| Here’s my understanding. The people involved in core Internet protocol design were used to the net being a largely walled garden of governments, corporations, universities, and a small number of BBSes and niche ISPs. Major protocol upgrades had happened before, not just for the core protocol but all kinds of other then-core services. It had been a while but not that long, I think less than 20 years, and last time it was pretty easy. They assumed they could design something better and phase it in and all the members of the Internet community would just do the right thing. That’s probably what made them feel they could push a more radical upgrade. Unfortunately they started this right as the massive tsunami of Internet commercialization hit.
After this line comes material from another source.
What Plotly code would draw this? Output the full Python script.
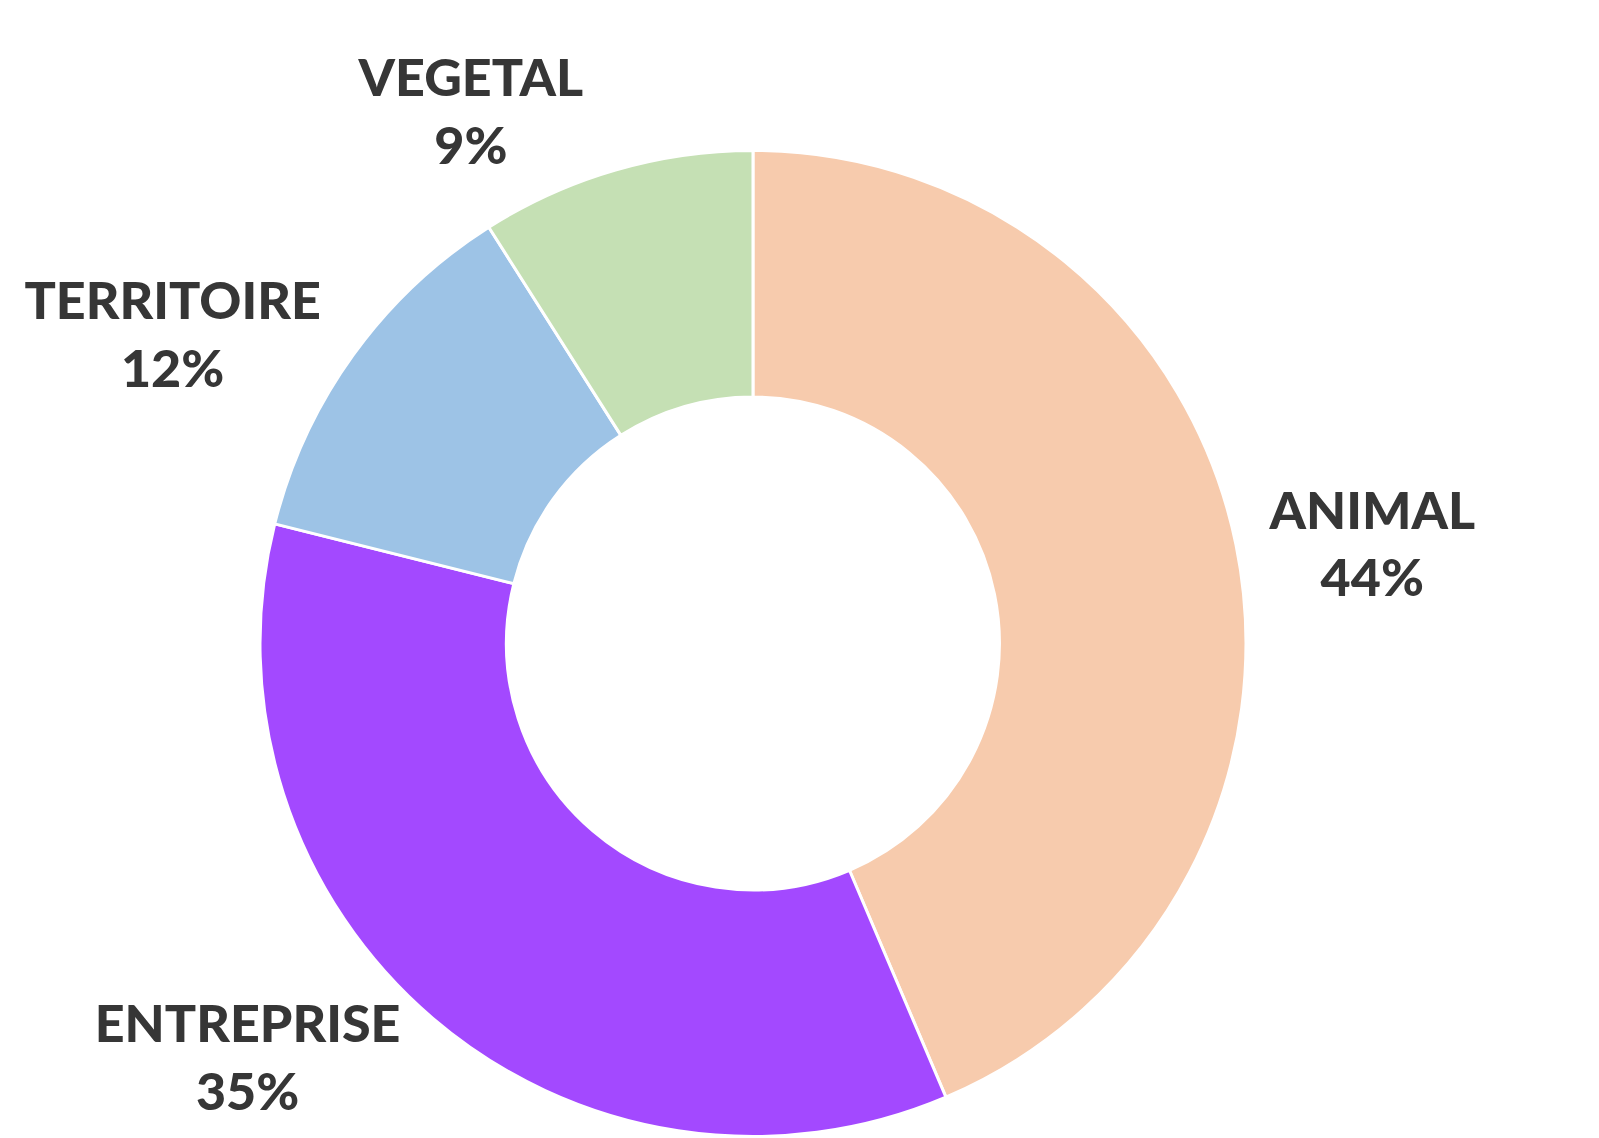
import plotly.graph_objects as go

labels = ["ANIMAL", "ENTREPRISE", "TERRITOIRE", "VEGETAL"]
values = [43.6, 35.3, 12.1, 9.0]
colors = ["#F7CBAD", "#A349FF", "#9DC3E6", "#C5E0B4"]

fig = go.Figure(go.Pie(
    labels=labels,
    values=values,
    hole=0.5,
    sort=False,
    direction="clockwise",
    rotation=0,
    marker=dict(colors=colors, line=dict(color="white", width=3)),
    texttemplate="%{label}<br>%{percent:.0%}",
    textposition="outside",
    textfont=dict(family="Lato", size=52, color="#363636", weight=900),
    domain=dict(x=[0.1359, 0.7959], y=[0.0084, 0.8748]),
    showlegend=False,
    automargin=False,
))

fig.update_layout(
    width=1599, height=1138,
    margin=dict(l=0, r=0, t=0, b=0),
    paper_bgcolor="white",
    plot_bgcolor="white",
)

fig.write_html("out.html")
Since V6 was too new, everyone went with V4. Now all the sudden you had thousands of times more nodes, sites, and personnel, and all of them were steeped in IPv4 and rushing to ship on top of it. You also lost the small town atmosphere of the early net where admins were a club and could coordinate things. Had V6 launched five years earlier V4 would probably be dead. V6 usage will probably keep creeping up, but as it stands we will likely be dual stack forever. Once the installed user base and sunk cost is this high the design is fixed and can never be changed without a hard core heavy handed measure like a government mandate. |
Not a chance. IPv6 ate way more memory than IPv4 and memory was expensive back in 1995. Even IPv4 proliferation was chewing up memory and that was why the IETF introduced Classless Inter-Domain Routing (CIDR) in 1993 which gave us subnet masking.
Memory cost was a problem in routing tables until after both the DotBomb and the TeleBomb.